La présidente de la région Occitanie, Carole Delga, a également applaudi cette décision, soulignant qu'elle :
« rend justice à un territoire entier engagé dans la reconnaissance et la protection de son savoir-faire artisanal ».
Le président du syndicat des couteliers de Laguiole, Honoré Durand, s’est tout particulièrement réjouit de cette décision et a déclaré :
« Nous nous engageons à mettre en œuvre l'indication géographique malgré les aspects juridiques encore incertains ».
En effet, l’association des couteliers de Thiers pourrait encore se pourvoir en cassation, ce qui demeure néanmoins « une option coûteuse » comme le souligne Yann Delarboulas, vice-président de l'association CLAA.
Ce dernier a également exprimé ses inquiétudes en ce qu’ils :
« risquent de ne plus pouvoir inscrire 'Laguiole' sur nos lames, ce qui pourrait menacer toute notre filière, impliquant environ 2.000 personnes et 400 emplois directs liés au couteau Laguiole ».

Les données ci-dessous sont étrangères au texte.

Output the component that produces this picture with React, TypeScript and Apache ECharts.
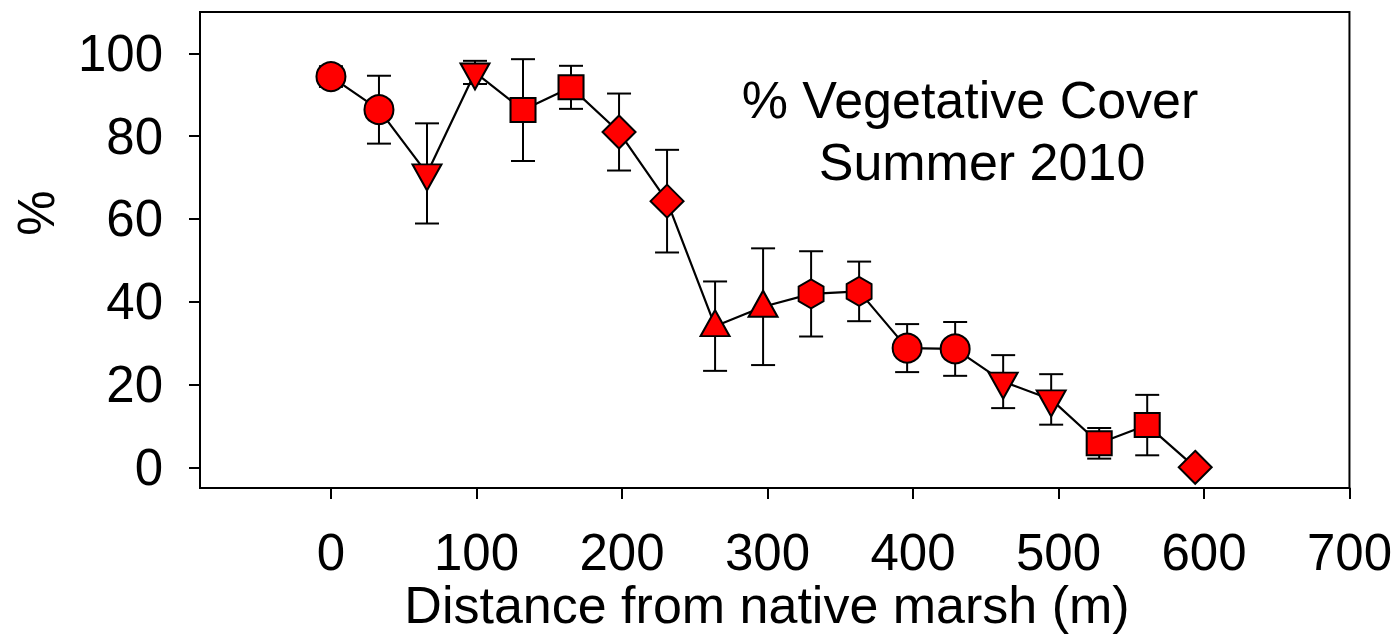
import React, { useEffect, useRef } from "react";
import * as echarts from "echarts";

const distances = [0, 33, 66, 99, 132, 165, 198, 231, 264, 297, 330, 363, 396, 429, 462, 495, 528, 561, 594];
const cover = [94.4, 86.4, 71.0, 95.4, 86.3, 91.8, 81.0, 64.3, 34.1, 38.8, 41.9, 42.5, 28.8, 28.6, 20.7, 16.4, 5.8, 10.2, 0];
const stdErr = [2.5, 8.2, 12.1, 2.8, 12.3, 5.2, 9.3, 12.4, 10.8, 14.1, 10.3, 7.2, 5.8, 6.5, 6.4, 6.1, 3.7, 7.3, 0];
const markerShapes = [
  "circle", "circle", "triDown", "triDown", "square", "square", "diamond", "diamond",
  "triUp", "triUp", "hexagon", "hexagon", "circle", "circle", "triDown", "triDown",
  "square", "square", "diamond",
];
const xTicks = [0, 100, 200, 300, 400, 500, 600, 700];
const yTicks = [0, 20, 40, 60, 80, 100];

const FONT = "'Liberation Sans', Arial, sans-serif";

const symbolDefs: Record<string, any> = {
  circle: { symbol: "circle", symbolSize: 29, symbolOffset: [0, 0] },
  square: { symbol: "rect", symbolSize: [25, 24], symbolOffset: [0, 0] },
  diamond: { symbol: "diamond", symbolSize: 33, symbolOffset: [0, 0] },
  triDown: { symbol: "path://M-1,-0.87 L1,-0.87 L0,0.87 Z", symbolSize: [29, 26], symbolOffset: [0, 4] },
  triUp: { symbol: "path://M0,-0.87 L1,0.87 L-1,0.87 Z", symbolSize: [29, 26], symbolOffset: [0, -3] },
  hexagon: {
    symbol: "path://M0,-1 L0.866,-0.5 L0.866,0.5 L0,1 L-0.866,0.5 L-0.866,-0.5 Z",
    symbolSize: [25, 29],
    symbolOffset: [0, 0],
  },
};

export default function App() {
  const ref = useRef<HTMLDivElement>(null);
  useEffect(() => {
    if (!ref.current) return;
    const chart = echarts.init(ref.current, undefined, { renderer: "svg" });
    const lineData = distances.map((d, i) => ({
      value: [d, cover[i]],
      ...symbolDefs[markerShapes[i]],
    }));
    const errData = distances.map((d, i) => [d, cover[i], stdErr[i]]);
    chart.setOption({
      animation: false,
      backgroundColor: "#fff",
      grid: {
        left: 200,
        top: 12,
        right: 45,
        bottom: 152,
        show: true,
        borderColor: "#000",
        borderWidth: 2,
        containLabel: false,
      },
      xAxis: {
        type: "value",
        min: -90,
        max: 700,
        axisLine: { show: true, onZero: false, lineStyle: { color: "#000", width: 2 } },
        axisTick: { show: true, customValues: xTicks, length: 11, inside: false, lineStyle: { color: "#000", width: 2 } },
        axisLabel: { customValues: xTicks, fontSize: 51, color: "#000", fontFamily: FONT, margin: 39 },
        splitLine: { show: false },
      },
      yAxis: {
        type: "value",
        min: -5,
        max: 110,
        axisLine: { show: true, onZero: false, lineStyle: { color: "#000", width: 2 } },
        axisTick: { show: true, customValues: yTicks, length: 11, inside: false, lineStyle: { color: "#000", width: 2 } },
        axisLabel: { customValues: yTicks, fontSize: 51, color: "#000", fontFamily: FONT, margin: 37 },
        splitLine: { show: false },
      },
      graphic: [
        {
          type: "text",
          x: 767,
          y: 605,
          style: {
            text: "Distance from native marsh (m)",
            fontSize: 52,
            fontFamily: FONT,
            fill: "#000",
            textAlign: "center",
            textVerticalAlign: "middle",
          },
        },
        {
          type: "text",
          x: 36,
          y: 213,
          rotation: Math.PI / 2,
          style: {
            text: "%",
            fontSize: 51,
            fontFamily: FONT,
            fill: "#000",
            textAlign: "center",
            textVerticalAlign: "middle",
          },
        },
        {
          type: "text",
          x: 970,
          y: 100,
          style: {
            text: "% Vegetative Cover",
            fontSize: 52,
            fontFamily: FONT,
            fill: "#000",
            textAlign: "center",
            textVerticalAlign: "middle",
          },
        },
        {
          type: "text",
          x: 982,
          y: 162,
          style: {
            text: "Summer 2010",
            fontSize: 52,
            fontFamily: FONT,
            fill: "#000",
            textAlign: "center",
            textVerticalAlign: "middle",
          },
        },
      ],
      series: [
        {
          type: "custom",
          z: 1,
          data: errData,
          renderItem: (params: any, api: any) => {
            const x = api.value(0);
            const y = api.value(1);
            const e = api.value(2);
            if (!e) return { type: "group", children: [] };
            const top = api.coord([x, y + e]);
            const bot = api.coord([x, y - e]);
            const hw = 12;
            const style = { stroke: "#000", lineWidth: 2 };
            return {
              type: "group",
              children: [
                { type: "line", shape: { x1: top[0], y1: top[1], x2: bot[0], y2: bot[1] }, style },
                { type: "line", shape: { x1: top[0] - hw, y1: top[1], x2: top[0] + hw, y2: top[1] }, style },
                { type: "line", shape: { x1: bot[0] - hw, y1: bot[1], x2: bot[0] + hw, y2: bot[1] }, style },
              ],
            };
          },
        },
        {
          type: "line",
          z: 2,
          data: lineData,
          lineStyle: { color: "#000", width: 2.2 },
          itemStyle: { color: "#ff0000", borderColor: "#000", borderWidth: 2 },
          symbolKeepAspect: false,
        },
      ],
    });
    return () => chart.dispose();
  }, []);
  return (
    <div
      ref={ref}
      style={{ position: "fixed", left: 0, top: 0, width: 1395, height: 640, background: "#fff" }}
    />
  );
}
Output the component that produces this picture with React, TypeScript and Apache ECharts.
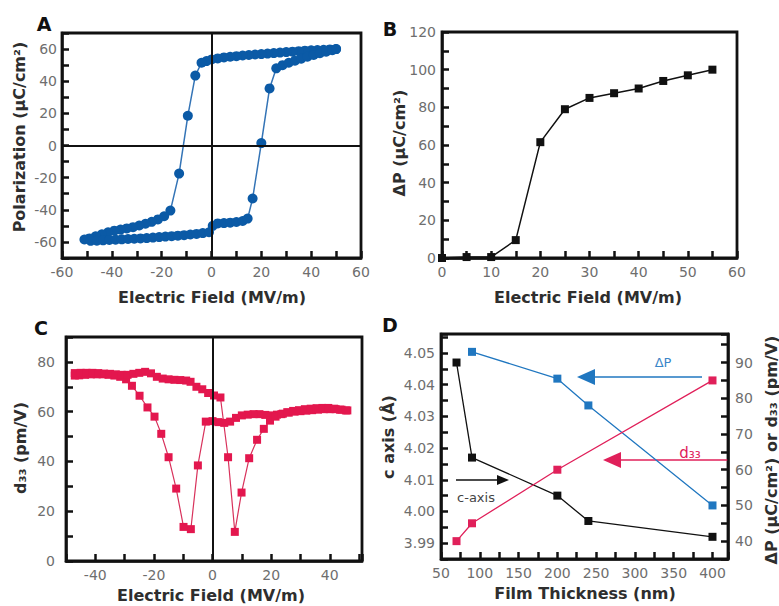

En revanche, pour le maire de Laguiole, cette décision confirme que le couteau et son territoire d'origine sont indissociablement liés, valorisant ainsi la dynamique économique et sociale de la région.
L'INPI a par ailleurs annoncé qu'elle réévaluera les dossiers en fonction de cette décision.
Une reconnaissance officielle
Le couteau de Laguiole, un modèle conçu et façonné depuis 1829, bénéficie désormais d'une reconnaissance officielle qui lui est due selon Honoré Durand, qui précise qu'il aurait été difficile de déposer une appellation d'origine pour un modèle en particulier, mais une IG, reconnue mondialement, représente un atout significatif pour l’exportation.
Si cette décision est confirmée par la Cour de cassation – si pourvoi il y a - l'IG sera définitivement restituée au territoire nord Aveyron.
En somme, la décision de la Cour d'appel d'Aix-en-Provence marque une étape cruciale dans la protection et la valorisation du savoir-faire des couteliers de Laguiole, assurant la pérennité d'un patrimoine artisanal unique et consolidant la renommée internationale du couteau de Laguiole.